IMDb guideline: 7.5 usually indicates a level of excellence, about like three and a half stars from the critics. 6.0 usually indicates lukewarm watchability, about like two and a half stars from the critics. The fives are generally not worthwhile unless they are really your kind of material, about like two stars from the critics. Films under five are generally awful even if you like that kind of film, equivalent to about one and a half stars from the critics or less, depending on just how far below five the rating is.

My own guideline: A means the movie is so good it will appeal to you even if you hate the genre. B means the movie is not good enough to win you over if you hate the genre, but is good enough to do so if you have an open mind about this type of film. C means it will only appeal to genre addicts, and has no crossover appeal. D means you'll hate it even if you like the genre. E means that you'll hate it even if you love the genre. F means that the film is not only unappealing across-the-board, but technically inept as well.

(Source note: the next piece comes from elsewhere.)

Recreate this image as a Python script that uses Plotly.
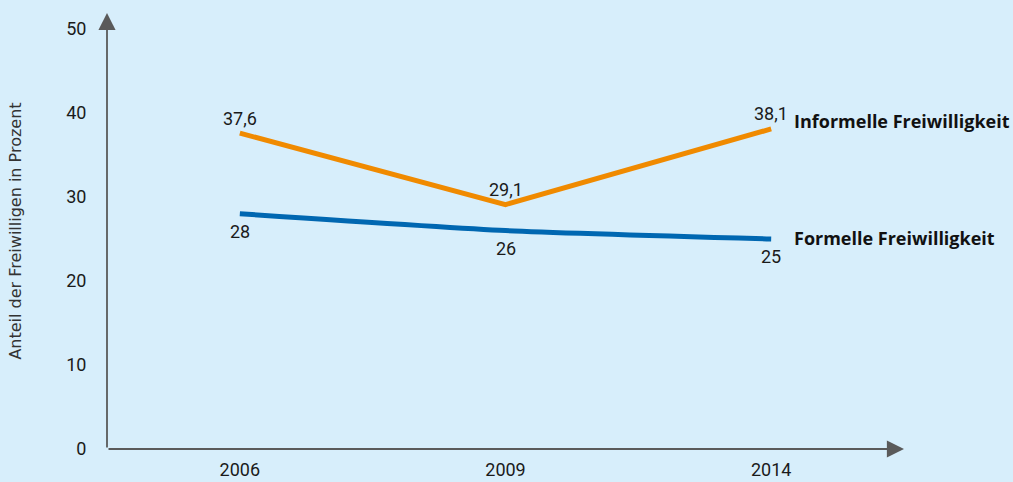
import plotly.graph_objects as go

years = ["2006", "2009", "2014"]
informell = [37.6, 29.1, 38.1]
formell = [28, 26, 25]
informell_labels = ["37,6", "29,1", "38,1"]
formell_labels = ["28", "26", "25"]
y_ticks = [0, 10, 20, 30, 40, 50]
series_names = ["Informelle Freiwilligkeit", "Formelle Freiwilligkeit"]

bg = "#d7eefb"
axis_col = "#5a5a5a"
num_font = dict(family="Roboto", size=18, color="#1a1a1a")
name_font = dict(family="Open Sans", size=18, color="#111111")

fig = go.Figure()
fig.add_trace(go.Scatter(
    x=years, y=formell, mode="lines",
    line=dict(color="#0067b1", width=5, shape="spline", smoothing=0.5),
    cliponaxis=False, showlegend=False))
fig.add_trace(go.Scatter(
    x=years, y=informell, mode="lines",
    line=dict(color="#f08a00", width=5),
    cliponaxis=False, showlegend=False))

# data labels
for i, (v, t) in enumerate(zip(informell, informell_labels)):
    fig.add_annotation(x=i, y=v, text=t, showarrow=False, yshift=15, font=num_font)
for i, (v, t) in enumerate(zip(formell, formell_labels)):
    fig.add_annotation(x=i, y=v, text=t, showarrow=False, yshift=-18, font=num_font)

# axis arrows
fig.add_annotation(x=2.5, y=0, ax=-0.5, ay=0, xref="x", yref="y", axref="x", ayref="y",
                   text="", showarrow=True, arrowhead=2, arrowsize=1.9, arrowwidth=1.8,
                   arrowcolor=axis_col)
fig.add_annotation(x=-0.5, y=51.9, ax=-0.5, ay=0, xref="x", yref="y", axref="x", ayref="y",
                   text="", showarrow=True, arrowhead=2, arrowsize=1.9, arrowwidth=1.8,
                   arrowcolor=axis_col)

# series labels
fig.add_annotation(x=len(years) - 1, y=informell[-1], text="<b>" + series_names[0] + "</b>",
                   showarrow=False, xanchor="left", xshift=21, yshift=8, font=name_font)
fig.add_annotation(x=len(years) - 1, y=formell[-1], text="<b>" + series_names[1] + "</b>",
                   showarrow=False, xanchor="left", xshift=21, yshift=1, font=name_font)

fig.update_layout(
    width=1013, height=482,
    margin=dict(l=107, r=109, t=13, b=33, autoexpand=False),
    paper_bgcolor=bg, plot_bgcolor=bg,
    xaxis=dict(type="category", range=[-0.5, 2.5], showgrid=False, zeroline=False,
               showline=False, ticks="outside", ticklen=4, tickcolor="rgba(0,0,0,0)",
               tickfont=num_font, automargin=False),
    yaxis=dict(range=[0, 51.9], tickvals=y_ticks, showgrid=False, zeroline=False,
               showline=False, ticks="outside", ticklen=16, tickcolor="rgba(0,0,0,0)",
               tickfont=num_font, automargin=False,
               title=dict(text="Anteil der Freiwilligen in Prozent", standoff=40,
                          font=dict(family="DejaVu Sans", size=16, color="#333333"))),
)

fig.write_html("out.html", post_script="document.body.style.margin='0';",
               config={"displayModeBar": False})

Based on this description, Scoopy says, "C-. Really not a very good movie, but the offbeat dialogue and the cynical world-view may hold your attention, if you have an inclination toward such things". Tuna says, "In his review, Roger Ebert praises Toback for taking risks in his films, which might explain some critical acceptance. Personally, I found it a total chore to watch, with many of the plot points too silly to accept. C-."